A residential installation on a standard suburban lot with a single gate typically runs one to two days, post setting, concrete pour, cure time, and fabric installation included.

Larger commercial jobs scale proportionally. A full perimeter covering several hundred linear feet with multiple gate openings and a concrete pad section can run three to five days, depending on crew size and site conditions.

What extends timelines most often isn’t the physical work. It’s waiting on utility locates, working around concrete curing windows, and dealing with conditions that weren’t visible during the estimate, old footings from a previous fence, buried debris, and grade changes that only become obvious once digging starts. Any contractor giving you a hard finish date before they’ve walked the site in detail is making it up.

Why Chain Link Is a Smart Choice for Budget-Friendly Property Security

Wood rots. Vinyl cracks under impact. Ornamental iron corrodes and needs repainting on a cycle. Chain link fencing does none of those things at the same rate, and it costs less per linear foot than any comparable option.

On a large property, that math gets significant fast. The cost difference between chain link and wood privacy fencing on a commercial yard can run into tens of thousands of dollars. For anyone who needs a functional perimeter and not a decorative feature, that’s a real number.

The open diamond weave also maintains sightlines, something solid fencing can’t offer. That matters for exterior cameras, yard supervision, and any property where visibility is part of how security actually works.

When you’re searching for chain link fence installers near me, the material is only as good as the installation behind it. All Pro Fence Buffalo has been putting in durable fences across Erie County for years. Call before you commit to anything. We’ll come out, look at the property, and give you a number that doesn’t change.

FAQs

How do I find reliable chain link fence installers near me? 

Verify their structural ironwork experience, licensing, and insurance. Demand an on-site property evaluation before accepting a quote. Phone estimates are just guesses that inevitably turn into mid-job change orders.

What separates residential and commercial chain link fencing? 

Residential installs use 11-gauge wire with standard posts. Commercial security fencing runs 9 or 6-gauge wire, Schedule 40 steel posts, and heavier gate hardware, often with barbed wire outriggers. The mesh looks similar. The structural difference is significant.

Can a chain link work as a pet fence for larger dogs? 

Yes, with the right setup. Most dogs are contained by a 5-foot fence. Diggers need a concrete footer or ground anchor along the base. Bottom mesh tension matters most; that’s where gaps form, and containment fails.

How much does cheap fence installation actually cost in Buffalo? 

Expect $15 to $40 per linear foot installed, varying by gauge, height, and grading. If a quote falls below this range without a site visit, ask yourself what materials or structural post depths they are leaving out.

How long will a chain link fence last if installed correctly? 

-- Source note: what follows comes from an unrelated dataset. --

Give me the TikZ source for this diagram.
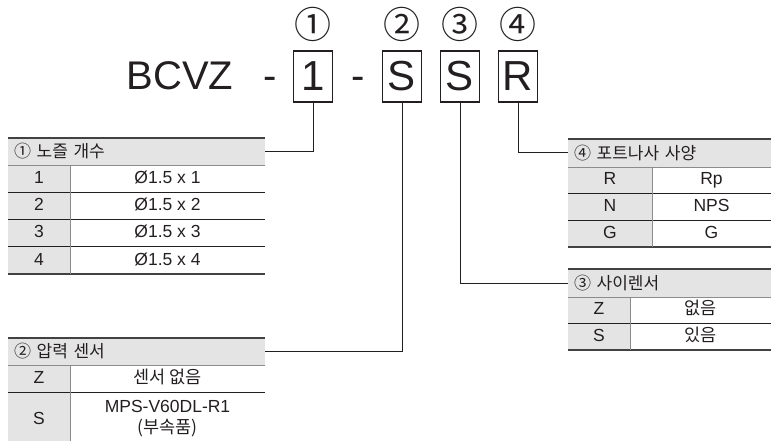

A galvanized chain link fence with proper post depth and Schedule 40 framework will realistically last 20 to 30 years in Western New York. What cuts that lifespan short is almost always the same list: shallow posts, under-tensioned fabric, and residential tubing used where commercial pipe belongs.

Do I need a permit for a chain link fence in Buffalo? 

Yes. Every town in Erie County has its own rules on height and setbacks. Knowing those requirements before ordering materials saves time and avoids costly adjustments mid-project.

How do you handle installation on sloped or uneven yards? 

Sloped lots are handled with either a raked method, where the fence follows the grade continuously, or a stepped method, where sections drop in levels. Which approach works better depends on the degree of slope and what’s at the bottom of it.